After that session I went to see David Dorfman Dance at the Baryshnikov Arts Center. Although my organization does not present much dance, I always enjoy this company’s work because it is visually interesting and accessible. And I love watching the choreographer’s Puck-like presence on the sidelines. He radiates pure joy in the dance!
I then had meetings with several agents and dinner with colleagues. After dinner, a friend and I went to see American Idiot. I really enjoyed this show. Although a little frenetic at first, it was all top-notch. As an added bonus Billy Joe Armstrong, the lead singer from Green Day, was in the show. The place exploded when he walked on stage.
After breakfast with my conference room mate (who was my apartment mate back in college so we had a lot to catch up on), I helped lead a meeting of arts presenters from my region. This meeting is always a challenge because of all the different sized organizations and personalities in the room. This year the meeting was a little over-orchestrated, but a lot of information was disseminated and folks had time for some casual networking too. I then attended a forum on the future of the organization that hosts the conference
That afternoon, two of us ventured to Brooklyn to see a one-man show called, The Interminable Suicide of Gregory Church. Despite the distractingly cold temperature in the theater, I was enthralled. It is hard to describe but somewhere in the middle of telling us how he conceived of the show, it became the show. Plus the theater under the Brooklyn Bridge, so that added to the coolness factor!
From there I traveled beck to Joe’s Pub for GlobalFest to see performers from Honduras, France and Mali and more. My favorite was a duo that played cello and kora. It was beautiful to listen to and it was apparent that they shared an exceptionally close friendship too. It’s amazing how that translates on a stage.
The evening ended back at the Hilton showcases where I caught a little bit of the traditional Irish group McPeake and a wonderful set from two of my personal blues favorites, Eric Bibb and Guy Davis.
The fourth day of conference-going started with a session led by one of the foremost experts in arts presenting: Kenneth Foster. I took pages and pages of notes based on the discussion of his paper “Thriving in an Uncertain World: Arts Presenting Change and the New Realities.” I especially enjoyed a conversation about strategic planning vs. strategic thinking and how arts organizations can stay nimble in the face of a constantly changing environment.
A flying taxi ride took me back to Joe’s Pub for Funk It Up About Nothing, a hip-hop retelling of Shakespeare’s Much Ado About Nothing.
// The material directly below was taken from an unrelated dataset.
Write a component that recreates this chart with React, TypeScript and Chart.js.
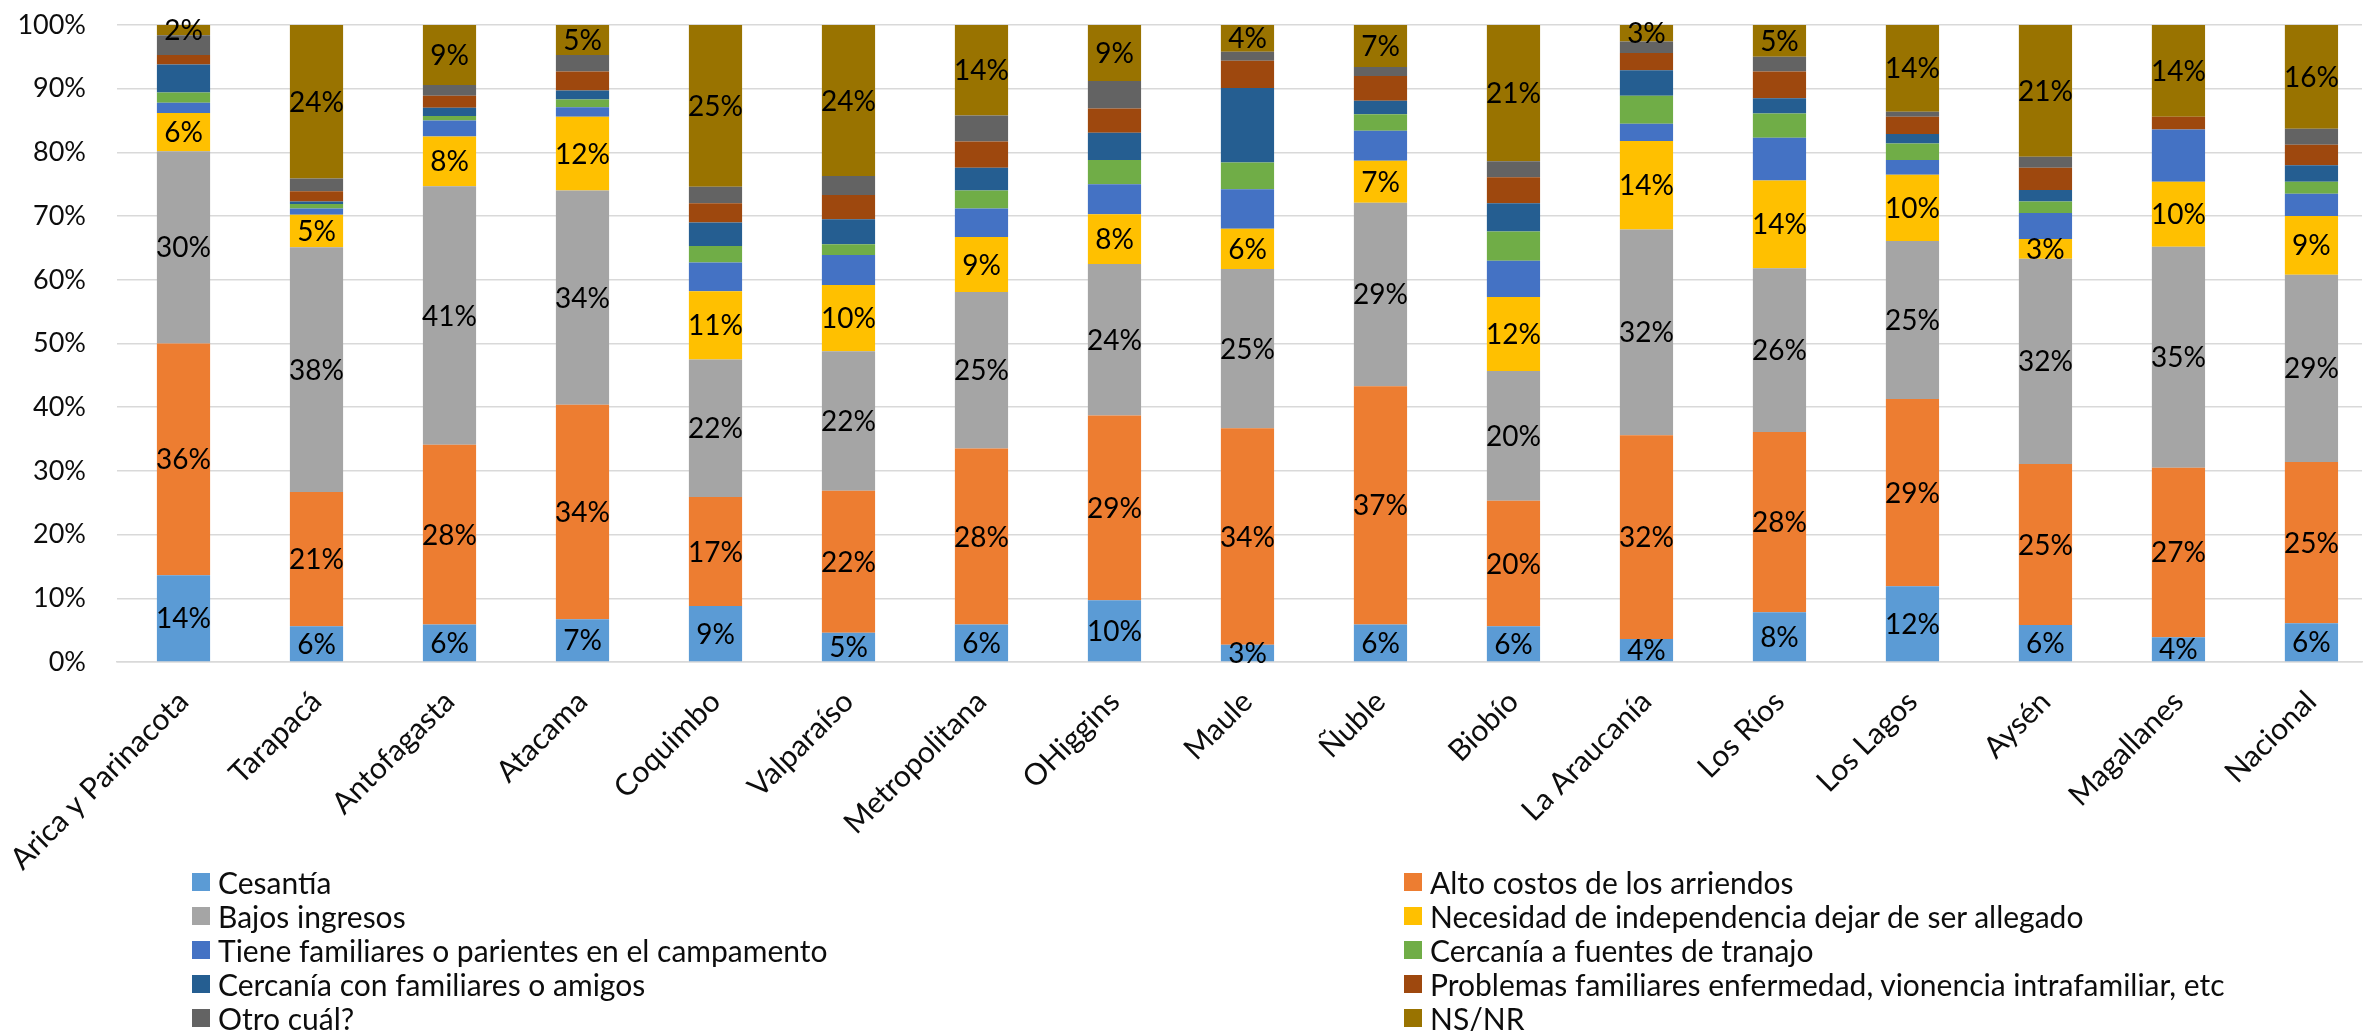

The performance was highly entertaining and quite clever, but I had hopes that it would be appropriate for my organization’s school series, which it was not.
I then had lunch with a friend from graduate school. We discussed his new non-profit which helps performing arts organizations with environmental initiatives. I hope to work with him to get grants for LED lighting and to institute other green practices.
After seeing three of the Young Performers Career Advancement artists at Carnegie Hall, including a highly entertaining marimba player from Canada, I attended “Adam and Anthony Live at Town Hall.” This performance was purely for my own enjoyment. As a self-confessed “Rent-head”, it jumped at the chance to see two of the original cast members in concert. They performed original music, rock covers (including their Rent audition songs) and numbers from Rent.
Breakfast Plenary with speaker Azar Nafisi, author of Reading Lolita in Tehran. I could have listened to her all day. This was easily the most inspiring session of the conference.
It’s hard to describe the experience, but that’s what a trip to the arts presenter’s conference in New York looks like! It’s exhausting and exhilarating and stressful and fun and crazy!